BMW and Porsche aren't save here either. BMW relentlessly insists that iDrive is the best thing since the power window or FM radio. It isn't. The system is far to complex to use while driving and most drivers simply set the thing once and hope to never change it again. I wonder how many accidents have been caused by people fiddling with their iDrive system. I'm sure BMW has heard plenty of anecdotal evidence and many internal statistics, but those aren't being made public. BMW is also arrogant enough to believe that it isn't having problems either with all the high technology electronic systems in its cars. BMW relies on many of the same suppliers as Mercedes and BMW matches Mercedes with all the fun electronic gizmos that can fail. To BMW's credit, its cars do seem to be better engineered these days, so maybe it has fewer than 600 items that need to be simplified or eliminated; but it's hard to put a straight face on and declare that iDrive is a success. But BMW's problems are also electrical and mechanical. I wonder if the press knows how many M3 engines BMW had to replace before they figured out and fixed the problem? Alan can attest to the electrical and mechanical problems he's had with his most recent BMW.

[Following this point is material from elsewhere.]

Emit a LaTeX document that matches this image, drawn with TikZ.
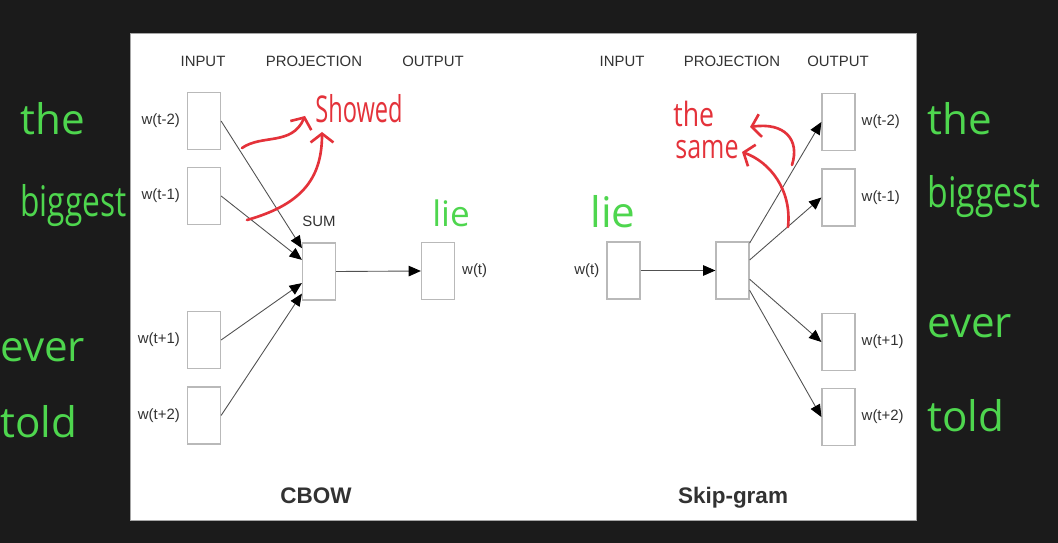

Porsche grabbed the cash with the Cayenne, but it also has sunk to the bottom when it comes to new car defects. Almost all of Porsche's fall to the bottom can be attributed to the high-volume, huge profit Cayenne, joint developed with VW, another German car company with quality/electrical problems.
All this isn't really news. The problems have been out there for years and all the companies are struggling to both fix and deny problems as they occur. It's sort of German car schizophrenia, I think. The Germans aren't used to being wrong about anything. They sit in their smug post as king of all that is good in Auto Land. They still don't have much competition in the lofty areas where they play, but Toyota, Nissan, Honda and even a couple GM cars are nipping at their heels with reliable cars that consumers continue to buy more of.
The fix will be painful and not as fast as anyone would like. What these companies need is a real engineer at the helm -- a car guy, not a cost accountant. Shareholders will feel pain. Sales may go down, not up. It may cost more to make a quality car again. Hey, here in LA, we still want everything German, but residual values are going to fall and most people won't want to own any of these latest generation BMWs or Mercedes unless they are still in warranty. Good for dealers and CPO sales. It's bad for the car companies that have to back up these rolling warranty liabilities. It's also bad news for anyone who keeps their car past its warranty period and even worse if you want to sell your prize German road machine on the private market because the price will have to be very, very low to sell it to a private party with no warranty.
Hey, here in the United States of lawsuits, it may be very costly and very painful if a hungry class action attorney gets a hold of those internal documents showing just all the problems that these manufacturers know about and are hiding from the public. Deny, deny, deny.